Faleceu esta manhã, na sua ilha natal de São Vicente, o escritor e político Onésimo Silveira, figura legendária do nacionalismo cabo-verdiano, da democracia e também da regionalização de Cabo Verde, o seu último grande combate politico. Tinha 86 anos e encontrava-se doente há já bastante tempo.
Homem de vários combates, autor de vários livros, repartidos pela poesia, romances e ensaios políticos, membro por isso da chamada geração “anti-evacionista”, próxima do PAIGC e de Amílcar Cabral, Onésimo Silveira foi o primeiro presidente da Câmara Municipal de São Vicente, eleito em Dezembro de 1991, mantendo-se no cargo até 2002.
Com o regresso do PAICV ao governo, em 2001, agora sob a liderança de José Maria Neves, foi nomeado embaixador de Cabo Verde em Lisboa, Portugal, em 2002, mantendo-se nessas funções até 2005.

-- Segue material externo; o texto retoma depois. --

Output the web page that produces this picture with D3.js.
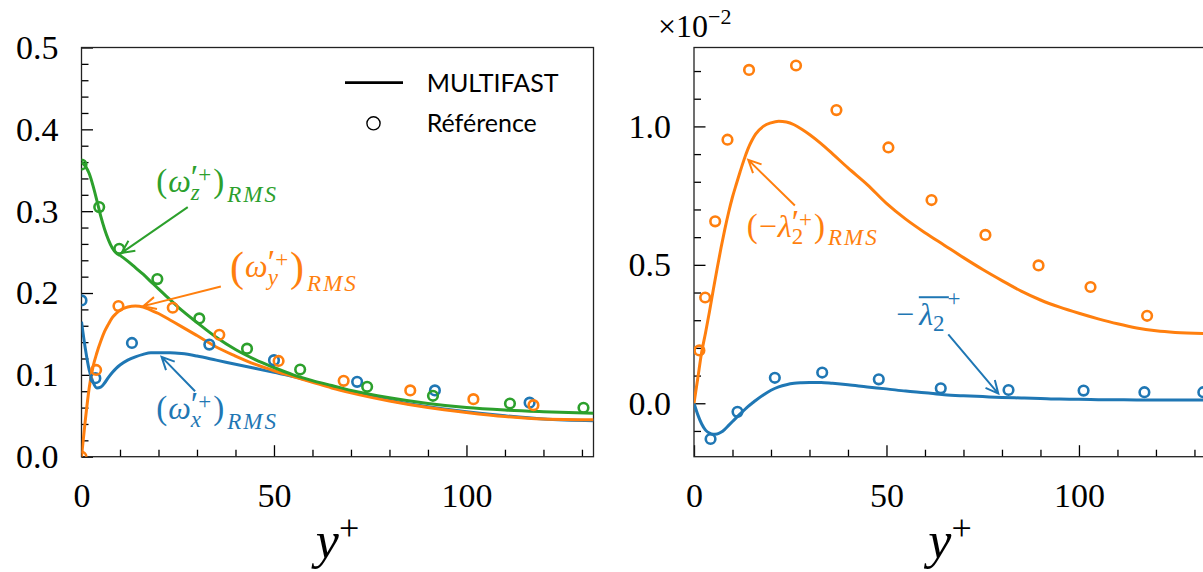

Homem de espirito inquieto, agitador nato, revolucionário, diplomata, frontal no combate político, a vida deste “menino de São Vicente” encontra-se reconstituída no livro “Onésimo Silveira, Uma vida, um mar de histórias”, feito em parceria com o jornalista José Vicente Lopes. Nele conta as suas inúmeras peripécias, desde os tempos da infância, depois como emigrante e intelectual em São Tomé e Príncipe e Angola, e mais tarde como exilado político em França, Argélia, China, Suécia…
Como cidadão sueco foi diplomata pelas Nações Unidas, primeiro, em Nova Iorque (EUA), e depois em vários países, nomeadamente africanos (Angola, Moçambique e Somália.) Aqui trabalhou sobretudo para a ACNUR, ocupando-se dos refugiados sul-africanos, namibianos, algo que lhe mereceu o reconhecimento do presidente Nelson Mandela, da África do Sul.
Em 1990, depois de um “exílio” prolongado regressa a Cabo Verde, a tempo de participar, a seu modo, na luta pela democracia. Publica, então, “A tortura em nome do partido único, o PAICV e a sua polícia política”, a partir de depoimentos de antigos presos do regime em vigor no país de 1975 a 1990, contribuindo para a derrota desse partido em 1991.
Pela sua trajectória única, o poeta da “Hora Grande”, de “Teteia” ou também de “Um poema diferente”, Onésimo Silveira deixa um legado singular, todavia, não isento de contradições. Diga-se o que se disser dificilmente poder-se-á dizer que a sua passagem pelo mundo foi uma página em branco.
Pelo contrário, a partir de 1990, tornou-se um político e intelectual que ajudou a moldar o quadro político e mental em que Cabo Verde hoje se move. Foi o primeiro a falar da regionalização, em 1994, abrindo caminho para um problema que ainda hoje o país tem por resolver. Chegou a defender, para Cabo Verde, um regime bicameral, neste caso com um senado onde todas as ilhas deveriam estar representadas pelo mesmo número de representantes.
Em 2016 integrou o Grupo de Reflexão no país e na diáspora a favor da regionalização. Este foi, literalmente, o último grande combate político de Onésimo Silveira. Por razões de saúde deixou de ser visto publicamente. Contudo, as portas da sua casa continuaram abertas aos inúmeros amigos que o continuavam a visitar, trocando ideias com ele, como era do seu agrado.
Da bibliografia deste político e intelectual cabo-verdiano destaca-se a sua tese de doutoramento, defendida na Universidade de Upsalla, Suécia, “África ao Sul do Sahara” (1976) e mais recentemente “A democracia em Cabo Verde” (2005) onde reúne vários ensaios e artigos. A isto junta-se o romance “A saga das as-secas e das graças de Nossenhor”, além de, é claro, do ensaio “Consciencialização na literatura cabo-verdiana” (escrito, como viria a revelar, em parceria com Manuel Duarte) e “Hora Grande” (poemas).